__EXERCISE__.
Only lines holding the string "chart" are wanted; copy each one from the material.
======== DATASET CONTENT
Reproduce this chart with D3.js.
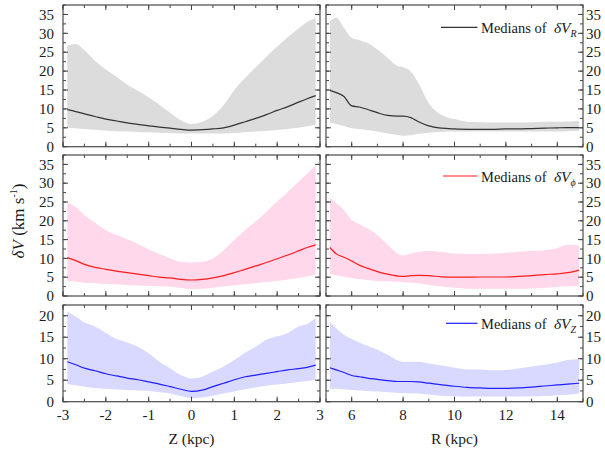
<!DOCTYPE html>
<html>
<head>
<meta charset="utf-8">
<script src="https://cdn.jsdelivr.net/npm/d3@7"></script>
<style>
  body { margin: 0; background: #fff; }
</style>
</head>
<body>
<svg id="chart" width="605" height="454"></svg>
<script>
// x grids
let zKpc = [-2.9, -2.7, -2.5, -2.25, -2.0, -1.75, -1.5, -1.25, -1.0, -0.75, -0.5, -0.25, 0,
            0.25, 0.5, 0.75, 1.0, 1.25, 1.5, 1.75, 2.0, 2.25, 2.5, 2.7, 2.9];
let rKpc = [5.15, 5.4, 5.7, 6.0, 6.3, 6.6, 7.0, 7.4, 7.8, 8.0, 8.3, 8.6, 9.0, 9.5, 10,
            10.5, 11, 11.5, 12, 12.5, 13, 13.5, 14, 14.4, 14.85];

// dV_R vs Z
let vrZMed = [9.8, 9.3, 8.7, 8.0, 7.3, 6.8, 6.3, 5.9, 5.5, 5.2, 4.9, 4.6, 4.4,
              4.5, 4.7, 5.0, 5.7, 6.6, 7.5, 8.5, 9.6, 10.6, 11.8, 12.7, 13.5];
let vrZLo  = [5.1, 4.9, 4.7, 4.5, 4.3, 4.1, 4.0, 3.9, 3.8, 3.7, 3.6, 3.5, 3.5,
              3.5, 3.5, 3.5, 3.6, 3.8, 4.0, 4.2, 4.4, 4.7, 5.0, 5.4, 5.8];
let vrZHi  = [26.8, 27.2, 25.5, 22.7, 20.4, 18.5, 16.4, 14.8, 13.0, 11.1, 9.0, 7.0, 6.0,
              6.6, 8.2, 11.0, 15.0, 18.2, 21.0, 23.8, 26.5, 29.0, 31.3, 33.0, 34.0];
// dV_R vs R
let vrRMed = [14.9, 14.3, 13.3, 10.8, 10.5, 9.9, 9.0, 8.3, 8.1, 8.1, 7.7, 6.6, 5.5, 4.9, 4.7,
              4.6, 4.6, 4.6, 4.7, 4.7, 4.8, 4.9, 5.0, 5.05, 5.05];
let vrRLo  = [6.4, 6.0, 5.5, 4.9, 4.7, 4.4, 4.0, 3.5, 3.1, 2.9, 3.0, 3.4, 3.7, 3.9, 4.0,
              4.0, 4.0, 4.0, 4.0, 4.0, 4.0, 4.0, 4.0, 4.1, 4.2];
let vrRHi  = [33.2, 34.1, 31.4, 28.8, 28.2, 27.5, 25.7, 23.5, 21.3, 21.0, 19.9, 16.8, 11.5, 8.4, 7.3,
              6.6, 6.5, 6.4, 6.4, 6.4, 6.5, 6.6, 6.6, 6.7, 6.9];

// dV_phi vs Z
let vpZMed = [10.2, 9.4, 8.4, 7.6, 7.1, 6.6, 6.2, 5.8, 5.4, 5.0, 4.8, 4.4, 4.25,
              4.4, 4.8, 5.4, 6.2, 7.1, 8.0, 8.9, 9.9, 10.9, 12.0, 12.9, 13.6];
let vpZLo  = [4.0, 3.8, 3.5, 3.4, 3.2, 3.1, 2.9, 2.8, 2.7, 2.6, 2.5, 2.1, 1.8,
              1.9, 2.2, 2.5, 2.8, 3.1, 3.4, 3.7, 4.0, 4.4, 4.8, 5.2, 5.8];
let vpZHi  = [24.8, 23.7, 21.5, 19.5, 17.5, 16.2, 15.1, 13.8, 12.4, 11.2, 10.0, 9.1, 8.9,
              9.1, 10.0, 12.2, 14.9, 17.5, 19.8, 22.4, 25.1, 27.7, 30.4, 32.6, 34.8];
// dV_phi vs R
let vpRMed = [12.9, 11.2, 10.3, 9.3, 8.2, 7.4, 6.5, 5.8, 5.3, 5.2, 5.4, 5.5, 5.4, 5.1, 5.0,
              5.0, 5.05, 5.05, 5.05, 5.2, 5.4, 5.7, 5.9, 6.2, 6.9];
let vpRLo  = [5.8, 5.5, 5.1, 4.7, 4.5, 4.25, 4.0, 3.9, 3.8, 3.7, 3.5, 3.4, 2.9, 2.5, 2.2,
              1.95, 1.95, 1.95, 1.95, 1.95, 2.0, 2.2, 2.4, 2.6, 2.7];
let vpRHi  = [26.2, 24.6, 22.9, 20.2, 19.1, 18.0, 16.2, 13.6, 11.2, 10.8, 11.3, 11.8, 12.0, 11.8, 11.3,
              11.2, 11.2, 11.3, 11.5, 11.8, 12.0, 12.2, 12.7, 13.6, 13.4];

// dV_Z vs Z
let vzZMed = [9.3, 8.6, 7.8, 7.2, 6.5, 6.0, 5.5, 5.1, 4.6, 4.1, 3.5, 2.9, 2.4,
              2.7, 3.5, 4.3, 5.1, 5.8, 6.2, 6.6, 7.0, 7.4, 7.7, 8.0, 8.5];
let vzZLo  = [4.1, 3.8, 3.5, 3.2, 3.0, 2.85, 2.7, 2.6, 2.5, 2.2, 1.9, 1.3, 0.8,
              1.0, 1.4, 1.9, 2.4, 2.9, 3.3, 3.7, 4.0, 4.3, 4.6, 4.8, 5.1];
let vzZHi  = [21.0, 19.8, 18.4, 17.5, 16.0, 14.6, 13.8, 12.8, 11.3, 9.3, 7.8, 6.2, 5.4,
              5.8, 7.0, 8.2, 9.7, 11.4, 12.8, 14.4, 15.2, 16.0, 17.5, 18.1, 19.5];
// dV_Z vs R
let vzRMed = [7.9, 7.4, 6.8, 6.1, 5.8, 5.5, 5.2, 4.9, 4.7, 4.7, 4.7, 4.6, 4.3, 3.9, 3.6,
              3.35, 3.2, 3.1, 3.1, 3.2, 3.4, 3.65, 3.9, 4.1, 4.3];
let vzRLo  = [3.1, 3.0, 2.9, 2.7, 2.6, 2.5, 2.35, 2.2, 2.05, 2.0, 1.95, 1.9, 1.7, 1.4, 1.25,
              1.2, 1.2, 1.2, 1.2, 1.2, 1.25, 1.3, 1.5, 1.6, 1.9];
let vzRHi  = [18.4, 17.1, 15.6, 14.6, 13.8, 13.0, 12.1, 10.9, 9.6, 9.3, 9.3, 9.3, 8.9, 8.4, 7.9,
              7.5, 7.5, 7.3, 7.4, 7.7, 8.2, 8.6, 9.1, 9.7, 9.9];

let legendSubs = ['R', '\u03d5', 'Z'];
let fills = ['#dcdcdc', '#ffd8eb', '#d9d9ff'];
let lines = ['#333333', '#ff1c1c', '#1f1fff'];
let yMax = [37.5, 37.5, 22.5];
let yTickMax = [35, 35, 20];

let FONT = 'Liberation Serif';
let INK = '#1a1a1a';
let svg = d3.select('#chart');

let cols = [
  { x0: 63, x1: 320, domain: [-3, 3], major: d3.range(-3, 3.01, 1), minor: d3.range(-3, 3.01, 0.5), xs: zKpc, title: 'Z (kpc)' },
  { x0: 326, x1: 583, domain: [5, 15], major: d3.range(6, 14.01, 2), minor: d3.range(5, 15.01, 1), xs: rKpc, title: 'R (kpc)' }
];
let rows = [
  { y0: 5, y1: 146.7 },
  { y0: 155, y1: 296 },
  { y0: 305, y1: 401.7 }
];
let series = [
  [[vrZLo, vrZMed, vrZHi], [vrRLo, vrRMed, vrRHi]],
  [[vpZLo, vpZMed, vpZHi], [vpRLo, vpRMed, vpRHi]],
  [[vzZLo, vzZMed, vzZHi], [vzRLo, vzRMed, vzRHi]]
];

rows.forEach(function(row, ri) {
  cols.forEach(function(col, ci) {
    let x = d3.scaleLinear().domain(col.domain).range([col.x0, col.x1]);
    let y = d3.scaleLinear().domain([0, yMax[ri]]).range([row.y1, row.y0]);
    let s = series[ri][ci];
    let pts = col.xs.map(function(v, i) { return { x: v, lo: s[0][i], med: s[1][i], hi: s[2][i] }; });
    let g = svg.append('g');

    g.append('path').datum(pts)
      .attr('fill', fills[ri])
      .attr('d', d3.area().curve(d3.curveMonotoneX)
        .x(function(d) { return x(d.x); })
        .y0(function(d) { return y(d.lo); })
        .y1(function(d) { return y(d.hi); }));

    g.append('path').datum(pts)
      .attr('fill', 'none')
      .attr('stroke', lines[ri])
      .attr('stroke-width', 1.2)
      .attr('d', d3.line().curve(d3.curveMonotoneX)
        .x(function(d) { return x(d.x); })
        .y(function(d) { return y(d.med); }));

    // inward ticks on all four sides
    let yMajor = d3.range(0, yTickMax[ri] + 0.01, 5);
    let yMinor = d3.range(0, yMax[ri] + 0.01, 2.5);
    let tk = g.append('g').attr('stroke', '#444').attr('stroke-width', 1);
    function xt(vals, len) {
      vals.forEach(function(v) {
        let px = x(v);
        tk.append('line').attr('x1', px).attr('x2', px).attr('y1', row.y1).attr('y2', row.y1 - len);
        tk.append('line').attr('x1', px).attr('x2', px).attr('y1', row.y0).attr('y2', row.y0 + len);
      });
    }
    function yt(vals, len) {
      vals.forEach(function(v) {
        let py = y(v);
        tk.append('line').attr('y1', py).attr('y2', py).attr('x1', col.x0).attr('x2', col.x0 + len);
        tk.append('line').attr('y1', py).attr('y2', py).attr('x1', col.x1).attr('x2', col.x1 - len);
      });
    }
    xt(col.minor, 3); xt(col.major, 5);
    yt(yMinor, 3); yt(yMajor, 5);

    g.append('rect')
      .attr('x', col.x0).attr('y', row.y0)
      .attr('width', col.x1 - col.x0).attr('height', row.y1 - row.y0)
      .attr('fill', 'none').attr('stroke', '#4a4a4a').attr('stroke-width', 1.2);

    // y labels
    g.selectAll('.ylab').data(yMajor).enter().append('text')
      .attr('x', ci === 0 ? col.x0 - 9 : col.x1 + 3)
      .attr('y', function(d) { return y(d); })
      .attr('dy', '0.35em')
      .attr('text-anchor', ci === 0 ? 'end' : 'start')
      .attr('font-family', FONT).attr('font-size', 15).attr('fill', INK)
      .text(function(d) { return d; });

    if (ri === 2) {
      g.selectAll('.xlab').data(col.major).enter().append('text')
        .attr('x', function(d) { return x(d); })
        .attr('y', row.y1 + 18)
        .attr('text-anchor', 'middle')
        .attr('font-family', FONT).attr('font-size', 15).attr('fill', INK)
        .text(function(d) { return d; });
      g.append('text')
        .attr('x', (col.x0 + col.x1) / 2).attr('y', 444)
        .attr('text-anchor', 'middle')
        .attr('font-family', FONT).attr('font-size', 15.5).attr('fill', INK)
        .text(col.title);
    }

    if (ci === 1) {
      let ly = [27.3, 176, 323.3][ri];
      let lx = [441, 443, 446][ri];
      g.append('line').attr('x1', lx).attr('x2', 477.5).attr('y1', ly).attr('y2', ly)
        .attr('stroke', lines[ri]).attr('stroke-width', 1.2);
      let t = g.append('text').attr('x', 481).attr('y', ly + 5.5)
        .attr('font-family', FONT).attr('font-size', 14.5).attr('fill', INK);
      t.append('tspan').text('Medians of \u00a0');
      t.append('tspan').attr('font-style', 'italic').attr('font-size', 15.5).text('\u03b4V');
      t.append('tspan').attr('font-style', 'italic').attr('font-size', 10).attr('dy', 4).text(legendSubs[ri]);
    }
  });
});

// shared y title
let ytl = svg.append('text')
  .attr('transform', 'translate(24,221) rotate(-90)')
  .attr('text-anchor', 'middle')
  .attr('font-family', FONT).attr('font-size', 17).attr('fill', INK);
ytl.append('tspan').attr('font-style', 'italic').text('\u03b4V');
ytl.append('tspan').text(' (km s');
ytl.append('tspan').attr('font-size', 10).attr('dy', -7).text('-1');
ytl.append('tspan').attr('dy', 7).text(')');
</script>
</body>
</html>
================
__EXPECTED ANSWER__.
Reproduce this chart with D3.js.
<svg id="chart" width="605" height="454"></svg>
let svg = d3.select('#chart');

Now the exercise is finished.